Мне необходимо уложить то, что произошло между мной и Дэвидом, в отдельную коробочку в моей голове, отдельную от Адели. В противном случае я могу выкинуть какую-нибудь глупость, к примеру признаться ей во всем, чтобы облегчить свою совесть. Но легче мне от этого не станет, потому что я тем самым причиню боль ей. Я думаю про Софи с ее романами, про то, что жена всегда так и остается в неведении и что жизнь любого человека, если задуматься, вся сплошь состоит из лжи и секретов. Никогда нельзя знать наверняка, что человек представляет собой внутри, под оболочкой. Из какой-то солидарности с Аделью я щиплю себя.
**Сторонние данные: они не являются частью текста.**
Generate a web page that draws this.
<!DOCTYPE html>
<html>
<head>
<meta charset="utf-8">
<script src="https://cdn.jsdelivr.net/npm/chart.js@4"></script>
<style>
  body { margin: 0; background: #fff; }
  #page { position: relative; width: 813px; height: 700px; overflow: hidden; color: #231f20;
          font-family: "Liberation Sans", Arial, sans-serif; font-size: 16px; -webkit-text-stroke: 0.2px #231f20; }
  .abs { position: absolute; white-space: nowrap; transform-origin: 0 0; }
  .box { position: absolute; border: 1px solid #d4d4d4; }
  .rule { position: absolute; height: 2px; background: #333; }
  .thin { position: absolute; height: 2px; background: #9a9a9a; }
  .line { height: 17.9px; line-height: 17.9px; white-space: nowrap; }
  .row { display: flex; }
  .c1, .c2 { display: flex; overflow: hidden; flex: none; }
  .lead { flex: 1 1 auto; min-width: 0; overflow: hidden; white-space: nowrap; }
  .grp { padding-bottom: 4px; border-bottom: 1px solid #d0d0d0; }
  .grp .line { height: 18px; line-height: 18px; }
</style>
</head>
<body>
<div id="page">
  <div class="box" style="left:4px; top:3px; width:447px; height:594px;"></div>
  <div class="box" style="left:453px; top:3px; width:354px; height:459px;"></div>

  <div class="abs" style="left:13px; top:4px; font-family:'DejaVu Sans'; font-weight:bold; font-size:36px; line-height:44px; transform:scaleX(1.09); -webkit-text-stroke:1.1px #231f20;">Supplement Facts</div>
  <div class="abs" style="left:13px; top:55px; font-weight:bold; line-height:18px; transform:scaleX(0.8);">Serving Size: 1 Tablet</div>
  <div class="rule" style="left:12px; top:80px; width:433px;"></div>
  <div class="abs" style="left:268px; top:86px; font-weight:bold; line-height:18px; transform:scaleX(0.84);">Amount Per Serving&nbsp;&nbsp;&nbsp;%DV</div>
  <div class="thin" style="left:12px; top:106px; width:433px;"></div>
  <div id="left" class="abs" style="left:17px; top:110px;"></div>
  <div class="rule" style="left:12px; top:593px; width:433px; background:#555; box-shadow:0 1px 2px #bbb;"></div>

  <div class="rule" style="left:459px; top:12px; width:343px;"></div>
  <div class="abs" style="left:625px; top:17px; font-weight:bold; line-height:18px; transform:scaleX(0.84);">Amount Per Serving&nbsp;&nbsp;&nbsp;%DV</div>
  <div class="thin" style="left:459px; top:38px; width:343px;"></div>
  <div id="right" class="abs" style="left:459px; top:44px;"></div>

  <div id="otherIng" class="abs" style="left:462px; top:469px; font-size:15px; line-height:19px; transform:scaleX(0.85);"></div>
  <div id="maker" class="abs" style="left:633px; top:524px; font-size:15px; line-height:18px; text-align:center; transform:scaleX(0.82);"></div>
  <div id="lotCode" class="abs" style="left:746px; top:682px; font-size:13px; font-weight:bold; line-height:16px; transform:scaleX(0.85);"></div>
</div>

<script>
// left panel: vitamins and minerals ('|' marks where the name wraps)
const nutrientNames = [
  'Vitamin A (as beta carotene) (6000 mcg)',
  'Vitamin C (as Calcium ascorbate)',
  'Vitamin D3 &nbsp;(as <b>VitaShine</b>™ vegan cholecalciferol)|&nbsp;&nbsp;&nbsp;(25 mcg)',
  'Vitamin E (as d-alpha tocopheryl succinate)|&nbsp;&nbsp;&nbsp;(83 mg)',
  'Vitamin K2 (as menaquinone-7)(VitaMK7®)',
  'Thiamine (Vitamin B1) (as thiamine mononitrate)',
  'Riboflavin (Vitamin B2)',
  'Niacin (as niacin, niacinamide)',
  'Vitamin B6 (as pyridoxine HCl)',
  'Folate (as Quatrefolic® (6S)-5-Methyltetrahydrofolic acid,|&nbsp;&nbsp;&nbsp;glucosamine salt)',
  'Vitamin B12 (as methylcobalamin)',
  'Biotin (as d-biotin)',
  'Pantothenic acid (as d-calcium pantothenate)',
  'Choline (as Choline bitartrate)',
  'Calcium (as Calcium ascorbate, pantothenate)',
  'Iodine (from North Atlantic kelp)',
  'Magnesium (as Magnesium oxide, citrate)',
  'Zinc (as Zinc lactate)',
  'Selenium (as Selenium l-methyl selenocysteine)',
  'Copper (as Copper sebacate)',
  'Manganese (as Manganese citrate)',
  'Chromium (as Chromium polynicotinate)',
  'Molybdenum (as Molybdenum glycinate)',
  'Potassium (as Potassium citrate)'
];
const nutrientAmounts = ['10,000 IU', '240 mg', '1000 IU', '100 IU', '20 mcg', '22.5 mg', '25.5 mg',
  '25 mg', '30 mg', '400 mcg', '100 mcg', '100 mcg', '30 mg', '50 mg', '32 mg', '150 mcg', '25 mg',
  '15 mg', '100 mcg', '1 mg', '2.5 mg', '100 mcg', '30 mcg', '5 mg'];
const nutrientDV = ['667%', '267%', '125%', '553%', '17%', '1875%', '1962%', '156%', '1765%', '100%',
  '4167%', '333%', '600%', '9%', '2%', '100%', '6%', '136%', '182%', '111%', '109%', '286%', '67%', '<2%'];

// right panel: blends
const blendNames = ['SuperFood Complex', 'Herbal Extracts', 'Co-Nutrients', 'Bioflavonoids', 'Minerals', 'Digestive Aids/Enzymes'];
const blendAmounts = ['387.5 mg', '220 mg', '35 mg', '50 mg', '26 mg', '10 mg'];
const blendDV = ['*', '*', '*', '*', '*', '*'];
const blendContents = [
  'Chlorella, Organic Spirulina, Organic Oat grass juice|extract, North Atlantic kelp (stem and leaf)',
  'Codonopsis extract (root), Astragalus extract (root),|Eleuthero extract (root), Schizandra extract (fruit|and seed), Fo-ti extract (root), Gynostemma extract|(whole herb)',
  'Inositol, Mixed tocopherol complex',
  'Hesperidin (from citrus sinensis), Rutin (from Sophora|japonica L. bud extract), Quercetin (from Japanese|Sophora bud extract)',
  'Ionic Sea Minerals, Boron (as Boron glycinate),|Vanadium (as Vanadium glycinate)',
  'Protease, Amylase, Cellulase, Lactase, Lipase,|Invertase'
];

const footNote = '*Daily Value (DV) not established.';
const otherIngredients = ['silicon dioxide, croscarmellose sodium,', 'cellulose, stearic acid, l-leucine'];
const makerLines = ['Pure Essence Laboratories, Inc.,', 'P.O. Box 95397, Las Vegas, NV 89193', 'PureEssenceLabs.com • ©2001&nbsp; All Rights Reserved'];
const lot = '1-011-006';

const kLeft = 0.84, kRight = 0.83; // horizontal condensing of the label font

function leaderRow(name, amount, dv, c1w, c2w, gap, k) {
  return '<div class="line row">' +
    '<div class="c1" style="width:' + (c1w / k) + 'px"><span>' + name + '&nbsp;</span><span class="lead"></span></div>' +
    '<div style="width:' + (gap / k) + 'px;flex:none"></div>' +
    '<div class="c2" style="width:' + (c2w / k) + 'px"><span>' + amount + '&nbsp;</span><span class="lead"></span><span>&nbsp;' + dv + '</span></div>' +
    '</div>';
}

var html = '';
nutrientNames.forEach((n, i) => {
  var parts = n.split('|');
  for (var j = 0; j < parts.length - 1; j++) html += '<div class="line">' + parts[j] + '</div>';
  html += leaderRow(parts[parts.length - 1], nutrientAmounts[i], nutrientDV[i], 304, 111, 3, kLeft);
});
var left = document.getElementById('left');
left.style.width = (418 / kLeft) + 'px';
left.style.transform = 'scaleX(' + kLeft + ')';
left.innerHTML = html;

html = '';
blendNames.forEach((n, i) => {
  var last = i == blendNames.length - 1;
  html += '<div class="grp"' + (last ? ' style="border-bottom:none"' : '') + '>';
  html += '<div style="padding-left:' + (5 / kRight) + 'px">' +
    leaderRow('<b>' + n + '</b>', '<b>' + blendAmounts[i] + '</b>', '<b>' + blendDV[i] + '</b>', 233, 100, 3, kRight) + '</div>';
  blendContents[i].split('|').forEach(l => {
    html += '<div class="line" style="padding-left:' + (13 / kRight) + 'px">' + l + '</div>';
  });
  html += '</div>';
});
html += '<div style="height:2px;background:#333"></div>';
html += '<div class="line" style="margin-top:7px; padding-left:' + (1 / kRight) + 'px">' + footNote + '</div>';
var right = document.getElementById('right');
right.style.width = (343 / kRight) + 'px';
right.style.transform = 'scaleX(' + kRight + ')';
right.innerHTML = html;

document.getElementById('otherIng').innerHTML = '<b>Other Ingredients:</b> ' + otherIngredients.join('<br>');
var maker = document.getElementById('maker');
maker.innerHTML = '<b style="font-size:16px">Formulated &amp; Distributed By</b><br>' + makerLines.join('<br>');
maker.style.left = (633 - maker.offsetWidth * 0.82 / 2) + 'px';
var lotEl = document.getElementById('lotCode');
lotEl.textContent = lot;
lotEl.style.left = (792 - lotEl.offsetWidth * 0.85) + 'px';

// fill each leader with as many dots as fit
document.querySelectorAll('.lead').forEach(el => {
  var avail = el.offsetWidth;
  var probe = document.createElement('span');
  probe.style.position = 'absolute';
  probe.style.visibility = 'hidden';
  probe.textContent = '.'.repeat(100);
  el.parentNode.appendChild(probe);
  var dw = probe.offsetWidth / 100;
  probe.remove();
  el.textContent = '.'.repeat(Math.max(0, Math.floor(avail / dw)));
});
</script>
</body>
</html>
«Я не сплю», – говорю я. От этих слов, произнесенных вслух в пустой квартире, чувствую себя глупо. И вообще, все это глупость от начала и до конца, и тем не менее я упорствую в ней. Устремляю взгляд на руки и пересчитываю пальцы. Подниматься и тащиться смотреть на часы на кухню у меня никакого желания нет. Ладно, это подождет до работы. Впрочем, на наказание это не очень-то похоже. Во всяком случае, за то, что я сделала. Роль примерной ученицы вряд ли способна загладить предательство. Господи, как же болит голова. Дэвид и Адель – я не до конца понимаю, кто для меня каждый из них. Любовник? Новая подруга? Ни то ни то. Я очарована ими – каждым как отдельной личностью и обоими как парой, но, возможно, этим все и ограничивается. Если, конечно, не считать дурдома, в который вся эта история непременно превратит мою жизнь. Я не могу общаться с обоими сразу. Не могу. Придется выбрать кого-то одного.
В спальне раздается телефонный звонок, и сердце у меня едва не выскакивает из груди.
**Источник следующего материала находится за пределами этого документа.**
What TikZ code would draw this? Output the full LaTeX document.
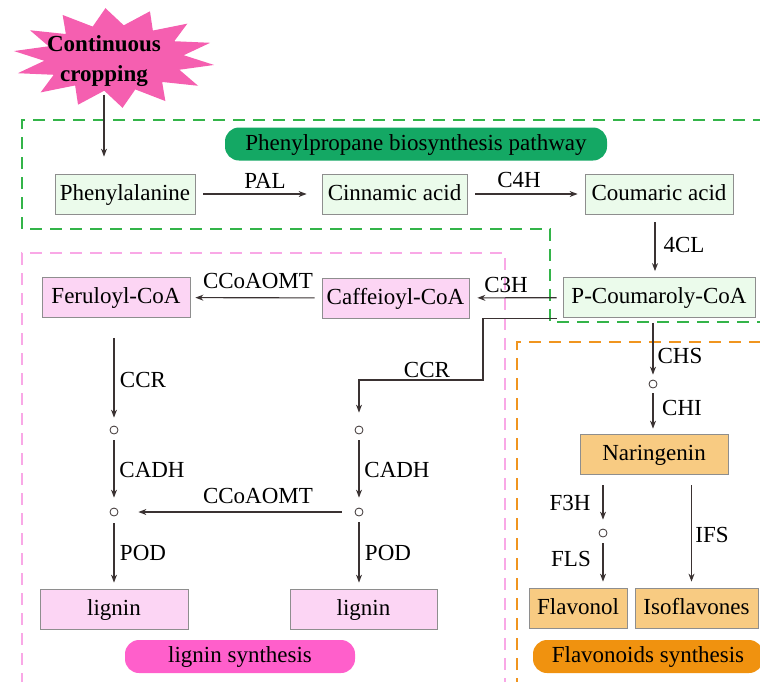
\documentclass[tikz,border=0pt]{standalone}
\usepackage{fontspec}
\setmainfont{Liberation Serif}
\usetikzlibrary{arrows.meta,calc}
\definecolor{arrowcol}{HTML}{3A3232}
\definecolor{boxgray}{HTML}{8E8E8E}
\definecolor{gfill}{HTML}{EBFBEB}
\definecolor{pfill}{HTML}{FCD5F4}
\definecolor{ofill}{HTML}{F8CB82}
\definecolor{glabel}{HTML}{14A864}
\definecolor{plabel}{HTML}{FF5FCB}
\definecolor{olabel}{HTML}{F0920F}
\definecolor{gdash}{HTML}{33B449}
\definecolor{pdash}{HTML}{F9A8E6}
\definecolor{odash}{HTML}{F0951F}
\definecolor{burst}{HTML}{F55FB0}
\begin{document}
\begin{tikzpicture}[x=1pt,y=-1pt,
  txt/.style={font=\fontsize{23}{28}\selectfont},
  box/.style={txt, draw=boxgray, line width=0.8pt, minimum height=40pt, inner sep=0pt, text height=16pt, text depth=4pt},
  gbox/.style={box, fill=gfill},
  pbox/.style={box, fill=pfill},
  obox/.style={box, fill=ofill},
  lbl/.style={txt, inner sep=0pt},
  pill/.style={txt, rounded corners=14pt, minimum height=33pt, inner sep=0pt, text height=16pt, text depth=4pt},
  arr/.style={draw=arrowcol, line width=1.1pt, -{Stealth[length=8pt,width=6pt]}},
  circ/.style={circle, draw=arrowcol, line width=0.8pt, minimum size=8pt, inner sep=0pt},
  dashbox/.style={line width=1.8pt, dash pattern=on 12pt off 8pt}
]
\useasboundingbox (0,0) rectangle (760,681);

% dashed regions
\draw[dashbox, draw=gdash] (765,120) -- (22,120) -- (22,229) -- (550,229) -- (550,322) -- (765,322);
\draw[dashbox, draw=pdash] (505,690) -- (505,253) -- (22,253) -- (22,690);
\draw[dashbox, draw=odash] (517,690) -- (517,342) -- (765,342);

% starburst
\fill[burst] plot[samples=29, domain=0:28, variable=\k]
  ({114+(mod(\k,2)==0 ? 101 : 70)*cos(\k*360/28+8)}, {58+(mod(\k,2)==0 ? 50 : 33)*sin(\k*360/28+8)}) -- cycle;
\node[txt, font=\fontsize{23}{30}\bfseries, align=center, inner sep=3pt] (cc) at (104,61) {Continuous\\cropping};

% labels (pills)
\node[pill, fill=glabel, minimum width=382pt] (gl) at (416,144) {Phenylpropane biosynthesis pathway};
\node[pill, fill=plabel, minimum width=230pt] (pl) at (240,656.5) {lignin synthesis};
\node[pill, fill=olabel, minimum width=230pt] (ol) at (648,656.5) {Flavonoids synthesis};

% boxes
\node[gbox, minimum width=140pt] (phe) at (125,194) {Phenylalanine};
\node[gbox, minimum width=145pt] (cin) at (394.5,194) {Cinnamic acid};
\node[gbox, minimum width=148pt] (cou) at (659,194) {Coumaric acid};
\node[gbox, minimum width=192pt] (pcoa) at (659,297.5) {P-Coumaroly-CoA};
\node[pbox, minimum width=147pt] (caf) at (395.5,298) {Caffeioyl-CoA};
\node[pbox, minimum width=148pt] (fer) at (116,297.5) {Feruloyl-CoA};
\node[pbox, minimum width=148pt] (lig1) at (114,609) {lignin};
\node[pbox, minimum width=147pt] (lig2) at (363.5,609) {lignin};
\node[obox, minimum width=148pt] (nar) at (654,454) {Naringenin};
\node[obox, minimum width=98pt] (flav) at (578,608) {Flavonol};
\node[obox, minimum width=123pt] (iso) at (696.5,608) {Isoflavones};

% intermediates
\node[circ] (c1) at (114,430) {};
\node[circ] (c2) at (359,430) {};
\node[circ] (c3) at (114,512) {};
\node[circ] (c4) at (359,512) {};
\node[circ] (c5) at (653,384) {};
\node[circ] (c6) at (603,533) {};

% arrows
\draw[arr, shorten <=5pt, shorten >=17pt] (cc.south) -- (cc.south |- phe.north);
\draw[arr, shorten <=8pt, shorten >=15pt] (phe) -- (cin);
\draw[arr, shorten <=8pt, shorten >=7pt] (cin) -- (cou);
\draw[arr, shorten <=8pt, shorten >=6pt] ([xshift=-4pt]cou.south) -- ([xshift=-4pt]pcoa.north);
\draw[arr, shorten <=6pt, shorten >=8pt] (pcoa) -- (caf);
\draw[arr, shorten <=7pt, shorten >=5pt] (caf) -- (fer);
\draw[arr, shorten <=20pt, shorten >=8pt] (fer.south -| c1) -- (c1);
\draw[arr, shorten <=6pt, shorten >=10pt] (c1) -- (c3);
\draw[arr, shorten <=7pt, shorten >=6pt] (c3) -- (c3 |- lig1.north);
\coordinate (k0) at ([xshift=-6pt,yshift=-1pt]pcoa.south west);
\coordinate (k1) at (483,380);
\draw[arr, shorten >=13pt] (k0) -| (k1) -| (c2);
\draw[arr, shorten <=6pt, shorten >=10pt] (c2) -- (c4);
\draw[arr, shorten <=6pt, shorten >=6pt] (c4) -- (c4 |- lig2.north);
\draw[arr, shorten <=13pt, shorten >=20pt] (c4) -- (c3);
\draw[arr, shorten <=5pt, shorten >=5pt] (c5 |- pcoa.south) -- (c5);
\draw[arr, shorten <=5pt, shorten >=5pt] (c5) -- (c5 |- nar.north);
\draw[arr, shorten <=11pt, shorten >=9pt] (c6 |- nar.south) -- (c6);
\draw[arr, shorten <=6pt, shorten >=6pt] (c6) -- (c6 |- flav.north);
\coordinate (ifsEnd) at ([xshift=-5pt]iso.north);
\draw[arr, shorten <=11pt, shorten >=6pt] (ifsEnd |- nar.south) -- (ifsEnd);

% enzyme labels
\node[lbl] (lPAL) at (265,181) {PAL};
\node[lbl] (lC4H) at (519,180) {C4H};
\node[lbl] (l4CL) at (684,245) {4CL};
\node[lbl] (lC3H) at (506,285) {C3H};
\node[lbl] (lCC1) at (258,281) {CCoAOMT};
\node[lbl] (lCCR1) at (143,380) {CCR};
\node[lbl] (lCCR2) at (427,370) {CCR};
\node[lbl] (lCA1) at (152,470) {CADH};
\node[lbl] (lCA2) at (397,470) {CADH};
\node[lbl] (lCC2) at (258,496) {CCoAOMT};
\node[lbl] (lPOD1) at (143,553) {POD};
\node[lbl] (lPOD2) at (388,553) {POD};
\node[lbl] (lCHS) at (680,356) {CHS};
\node[lbl] (lCHI) at (682,408) {CHI};
\node[lbl] (lF3H) at (570,503) {F3H};
\node[lbl] (lFLS) at (571,559) {FLS};
\node[lbl] (lIFS) at (712,535) {IFS};
\end{tikzpicture}
\end{document}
– Бонжур, маман! – слышится в трубке голос Адама, потом хихиканье. – Привет, мамочка! Я во Франции, и я пока еще не пробовал улиток, но папа сказал, чтобы я позвонил тебе, пока ты не ушла на работу…
В этот миг, слушая, как он взахлеб вываливает мне свои новости, я готова расцеловать Иэна. В глубине души он знает, чего мне стоило отпустить моего малыша с ними, особенно теперь, особенно теперь, когда между нами встала беременность. Он знает, как важно для меня получить от него весточку, не звоня при этом им первой. Он знает, что я не хочу чувствовать себя навязчивой, несмотря на то что Адам мой малыш и всегда им останется. Он знает, что я гордая и способна назло маме отморозить себе уши, если моя гордость задета. Он знает меня. Как бы зла я ни была на него за то, как он со мной обошелся, и как бы зла я ни была на него за то, что он счастлив, но он знает меня. После прошлой ночи с Дэвидом в этом есть какое-то странное утешение.
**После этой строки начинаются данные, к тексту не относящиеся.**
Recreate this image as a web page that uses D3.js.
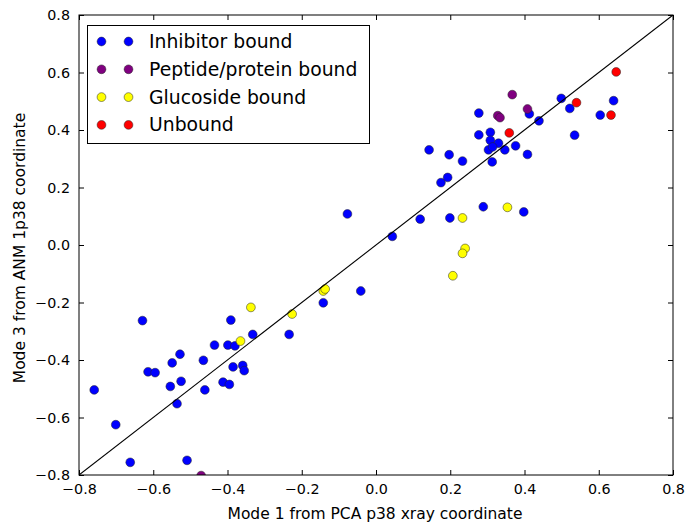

Пару минут мы с моим мальчиком весело болтаем по телефону и смеемся, потом он куда-то убегает, а Иэн говорит мне, что все в полном порядке, погода у них хорошая и доехали они без задержек. Это обычный вежливый разговор, но после него мне становится немного легче. Вот она, моя настоящая жизнь, даже если сейчас она местами съехала на непонятные рельсы. Та жизнь, с которой я должна примириться.
Если, вернее, когда вся та каша, которую я заварила, рванет, у меня по крайней мере по-прежнему останется Адам, и Иэн в каком-то смысле тоже. Мы с ним навсегда связаны нашим общим ребенком.
Когда мы заканчиваем разговор, я уже чувствую себя лучше, а душ снимает самые острые симптомы похмелья. Стоя под струями воды, я смотрю на свои руки и пересчитываю пальцы. Потом щиплю себя и говорю, что не сплю. Изо всех сил стараюсь не думать про секс, которым занималась с Дэвидом, смывая с себя его следы. Решаю пойти на работу в брюках и почти без косметики. Что бы ни произошло между нами прошлой ночью, это не должно повториться. Ни за что не должно. Я должна поступить так, как подсказывает мне моя совесть. И это выбор не в пользу Дэвида.